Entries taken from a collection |
***

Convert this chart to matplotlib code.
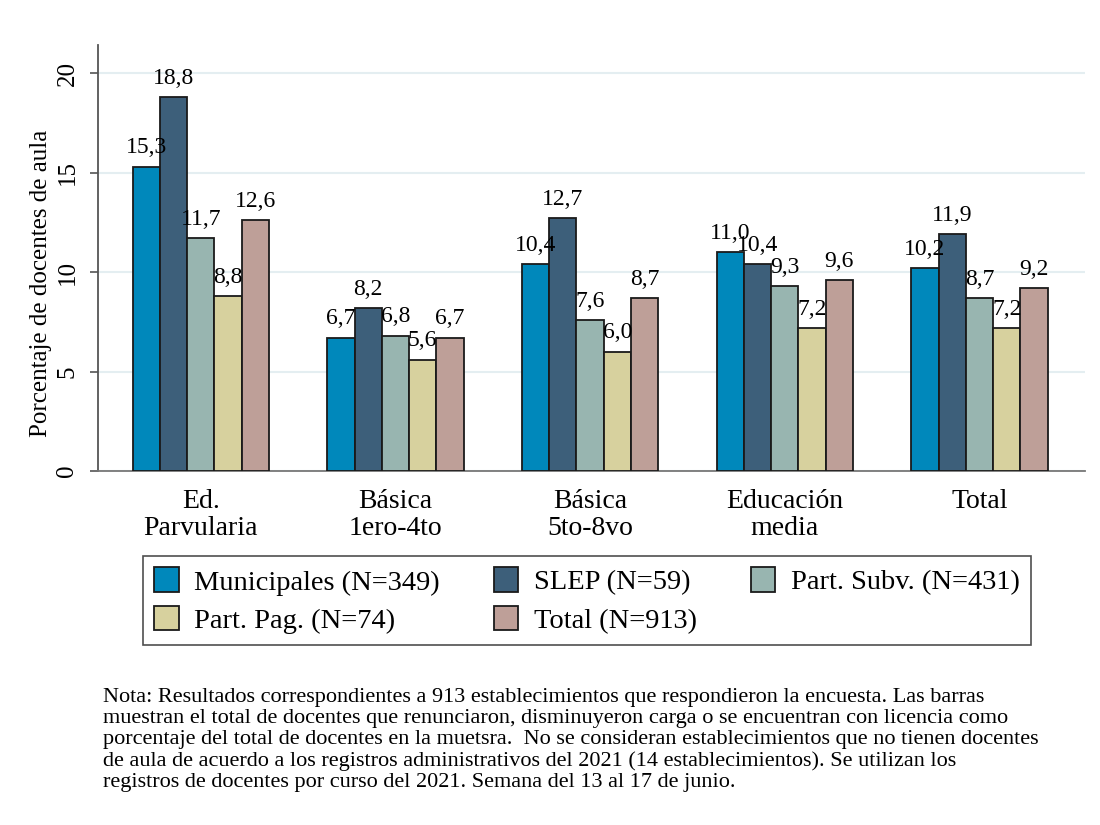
import numpy as np
import matplotlib.pyplot as plt
from matplotlib.patches import Patch

plt.rcParams['font.family'] = ['Liberation Serif', 'DejaVu Serif']

categories = ['Ed.\nParvularia', 'Básica\n1ero-4to', 'Básica\n5to-8vo', 'Educación\nmedia', 'Total']
series_names = ['Municipales (N=349)', 'SLEP (N=59)', 'Part. Subv. (N=431)',
                'Part. Pag. (N=74)', 'Total (N=913)']
municipales = [15.3, 6.7, 10.4, 11.0, 10.2]
slep = [18.8, 8.2, 12.7, 10.4, 11.9]
part_subv = [11.7, 6.8, 7.6, 9.3, 8.7]
part_pag = [8.8, 5.6, 6.0, 7.2, 7.2]
total = [12.6, 6.7, 8.7, 9.6, 9.2]
colors = ['#0088bb', '#3d5f7a', '#98b5b0', '#d7d19e', '#be9f98']

series = [municipales, slep, part_subv, part_pag, total]

fig = plt.figure(figsize=(11, 8.25), dpi=100)
ax = fig.add_axes([0.089, 0.429, 0.897, 0.516])

x = np.arange(len(categories))
width = 0.14
for i, vals in enumerate(series):
    pos = x + (i - 2) * width
    bars = ax.bar(pos, vals, width, color=colors[i], edgecolor='#1a1a1a',
                  linewidth=1.3, zorder=3)
    for b, v in zip(bars, vals):
        ax.annotate(f'{v:.1f}'.replace('.', ','),
                    (b.get_x() + b.get_width() / 2, v),
                    xytext=(0, 6), textcoords='offset points',
                    ha='center', va='bottom', fontsize=17, zorder=4)

ax.set_xlim(-0.528, 4.54)
ax.set_ylim(0, 21.4)
ax.set_yticks([0, 5, 10, 15, 20])
ax.set_yticklabels(['0', '5', '10', '15', '20'], rotation=90, va='center', fontsize=18)
ax.set_xticks(x)
ax.set_xticklabels(categories, fontsize=20, linespacing=1.1)
ax.tick_params(axis='x', length=0, pad=13)
ax.tick_params(axis='y', length=6, width=1.2, color='#555555', pad=8)
ax.set_ylabel('Porcentaje de docentes de aula', fontsize=18)
ax.yaxis.set_label_coords(-0.047, 0.44)

ax.grid(axis='y', color='#e4eef1', linewidth=1.5, zorder=0)
ax.set_axisbelow(True)
for s in ['top', 'right']:
    ax.spines[s].set_visible(False)
ax.spines['left'].set_color('#555555')
ax.spines['left'].set_linewidth(1.3)
ax.spines['bottom'].set_color('#777777')
ax.spines['bottom'].set_linewidth(1.3)

handles = [Patch(facecolor=c, edgecolor='#1a1a1a', linewidth=1.3) for c in colors]
order = [0, 3, 1, 4, 2]
leg = fig.legend([handles[k] for k in order], [series_names[k] for k in order],
                 ncol=3, loc='upper left', bbox_to_anchor=(0.13, 0.326),
                 fontsize=20.5, frameon=True, fancybox=False, edgecolor='#222222',
                 handlelength=0.85, handleheight=0.95, handletextpad=0.55,
                 columnspacing=1.9, labelspacing=0.36, borderpad=0.4,
                 borderaxespad=0)
leg.get_frame().set_linewidth(1.2)

nota = ('Nota: Resultados correspondientes a 913 establecimientos que respondieron la encuesta. Las barras\n'
        'muestran el total de docentes que renunciaron, disminuyeron carga o se encuentran con licencia como\n'
        'porcentaje del total de docentes en la muetsra.  No se consideran establecimientos que no tienen docentes\n'
        'de aula de acuerdo a los registros administrativos del 2021 (14 establecimientos). Se utilizan los\n'
        'registros de docentes por curso del 2021. Semana del 13 al 17 de junio.')
fig.text(0.094, 0.166, nota, fontsize=16, va='top', ha='left', linespacing=1.14)

fig.savefig('out.png', dpi=100, facecolor='white')
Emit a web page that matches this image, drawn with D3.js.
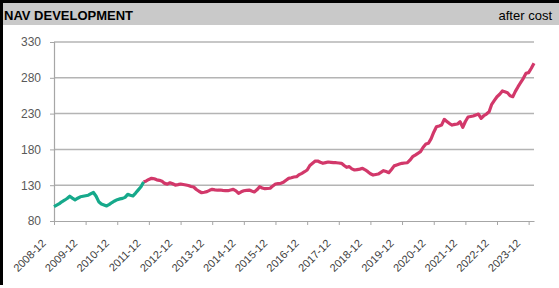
<!DOCTYPE html>
<html>
<head>
<meta charset="utf-8">
<script src="https://cdn.jsdelivr.net/npm/d3@7/dist/d3.min.js"></script>
<style>
  body { margin: 0; background: #fff; }
  svg { display: block; }
</style>
</head>
<body>
<svg width="559" height="288"></svg>
<script>
// monthly NAV, first month 2008-12
const startMonth = "2008-12";
const greenNav = [
  100.0, 102.1, 104.3, 106.8, 109.0, 111.4, 114.6, 112.0, 109.5, 111.8,
  113.8, 114.5, 115.2, 116.0, 118.2, 119.8, 114.5, 107.0, 103.8, 102.5,
  101.0, 103.2, 105.8, 108.0, 109.8, 110.9, 111.6, 113.0, 117.2, 116.0,
  115.0, 119.0, 123.5, 127.8, 134.5
];
// continues from the last green month (2011-10)
const pinkNav = [
  134.5, 136.0, 138.0, 139.6, 139.0, 137.5, 136.8, 135.5, 132.5, 131.5,
  133.4, 132.0, 130.2, 130.8, 131.7, 131.0, 130.3, 129.5, 128.2, 127.5,
  124.0, 121.5, 119.5, 120.2, 121.0, 122.8, 124.2, 123.5, 123.0, 123.3,
  122.8, 122.5, 122.3, 123.2, 124.1, 122.0, 118.7, 120.8, 122.3, 122.8,
  123.2, 121.8, 120.5, 123.5, 127.9, 126.0, 125.1, 125.4, 125.7, 129.0,
  131.7, 132.3, 132.6, 134.0, 137.0, 139.6, 140.5, 141.5, 141.9, 144.8,
  146.6, 148.8, 151.2, 157.5, 160.6, 163.5, 163.8, 162.0, 160.6, 161.5,
  162.4, 162.0, 161.6, 161.4, 161.0, 160.6, 157.5, 155.0, 156.0, 152.8,
  151.2, 151.8, 152.5, 153.6, 151.5, 148.9, 146.0, 144.2, 145.0, 145.6,
  148.0, 150.3, 149.0, 147.5, 152.0, 157.0, 158.2, 159.5, 160.6, 161.0,
  161.4, 165.0, 169.8, 172.0, 174.5, 176.8, 183.0, 187.5, 188.5, 195.0,
  204.0, 211.7, 212.8, 214.0, 222.0, 219.0, 216.0, 214.0, 215.0, 215.5,
  218.7, 210.9, 219.0, 225.3, 226.0, 226.6, 228.0, 229.4, 223.4, 227.0,
  229.4, 232.6, 243.0, 248.5, 253.6, 257.0, 261.6, 260.5, 259.2, 255.0,
  253.6, 261.0, 267.6, 273.5, 279.3, 286.3, 287.2, 293.3, 300.3
];
const yTicks = [80, 130, 180, 230, 280, 330];
const xTickLabels = ["2008-12","2009-12","2010-12","2011-12","2012-12","2013-12","2014-12","2015-12",
                     "2016-12","2017-12","2018-12","2019-12","2020-12","2021-12","2022-12","2023-12"];

var svg = d3.select("svg"),
    width = +svg.attr("width"),
    height = +svg.attr("height");

var parseMonth = d3.timeParse("%Y-%m");
var t0 = parseMonth(startMonth);
var greenData = greenNav.map((v, i) => ({date: d3.timeMonth.offset(t0, i), v: v}));
var pinkOffset = greenNav.length - 1;
var pinkData = pinkNav.map((v, i) => ({date: d3.timeMonth.offset(t0, pinkOffset + i), v: v}));
var lastDate = pinkData[pinkData.length - 1].date;

var x = d3.scaleTime().domain([t0, lastDate]).range([54, 534]);
var y = d3.scaleLinear().domain([80, 330]).range([221, 42]);

// frame + header band
svg.append("rect").attr("x", 0).attr("y", 0).attr("width", width).attr("height", 3).attr("fill", "#000");
svg.append("rect").attr("x", 0).attr("y", 0).attr("width", 3).attr("height", 285).attr("fill", "#000");
svg.append("rect").attr("x", 3).attr("y", 3).attr("width", width - 3).attr("height", 22).attr("fill", "#c9c9c9");

svg.append("text")
    .attr("x", 4).attr("y", 19.5)
    .attr("font-family", "Liberation Sans, Arial, sans-serif")
    .attr("font-size", 13).attr("font-weight", "bold")
    .attr("fill", "#000")
    .text("NAV DEVELOPMENT");
svg.append("text")
    .attr("x", 552).attr("y", 19.5)
    .attr("text-anchor", "end")
    .attr("font-family", "Liberation Sans, Arial, sans-serif")
    .attr("font-size", 13)
    .attr("fill", "#000")
    .text("after cost");

// gridlines
svg.append("g")
  .selectAll("line")
  .data(yTicks.slice(1))
  .enter().append("line")
    .attr("x1", 54).attr("x2", 534)
    .attr("y1", d => y(d)).attr("y2", d => y(d))
    .attr("stroke", "#b4b4b4").attr("stroke-width", 1.5);

// y axis
var yAxis = svg.append("g")
    .attr("transform", "translate(54,0)")
    .call(d3.axisLeft(y).tickValues(yTicks).tickSize(4).tickPadding(9));
yAxis.select(".domain").attr("stroke", "#a6a6a6").attr("stroke-width", 1.2);
yAxis.selectAll(".tick line").attr("stroke", "#a6a6a6");
yAxis.selectAll("text")
    .attr("font-family", "Liberation Sans, Arial, sans-serif")
    .attr("font-size", 12).attr("fill", "#595959");

// x axis
var xTicks = xTickLabels.map(parseMonth);
var xAxis = svg.append("g")
    .attr("transform", "translate(0,221)")
    .call(d3.axisBottom(x).tickValues(xTicks).tickSize(4).tickSizeOuter(0)
      .tickFormat((d, i) => xTickLabels[i]));
xAxis.select(".domain").attr("stroke", "#a6a6a6").attr("stroke-width", 1.2);
xAxis.selectAll(".tick line").attr("stroke", "#a6a6a6");
xAxis.selectAll("text")
    .attr("font-family", "Liberation Sans, Arial, sans-serif")
    .attr("font-size", 11).attr("fill", "#404040")
    .attr("text-anchor", "end")
    .attr("dy", null)
    .attr("y", 0)
    .attr("transform", "translate(-8,23) rotate(-45)");

// lines
var line = d3.line().x(d => x(d.date)).y(d => y(d.v));
svg.append("path").datum(pinkData)
    .attr("fill", "none").attr("stroke", "#d2386a").attr("stroke-width", 3.2)
    .attr("stroke-linejoin", "round")
    .attr("d", line);
svg.append("path").datum(greenData)
    .attr("fill", "none").attr("stroke", "#16a98b").attr("stroke-width", 3.2)
    .attr("stroke-linejoin", "round")
    .attr("d", line);
</script>
</body>
</html>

***

What to produce |
Repeat exactly the lines from the first line of the records above through the line containing "plt.rcParams['font.family'] = ['Liberation", both included. Leave out the pictures.

Solution below |
Convert this chart to matplotlib code.
import numpy as np
import matplotlib.pyplot as plt
from matplotlib.patches import Patch

plt.rcParams['font.family'] = ['Liberation Serif', 'DejaVu Serif']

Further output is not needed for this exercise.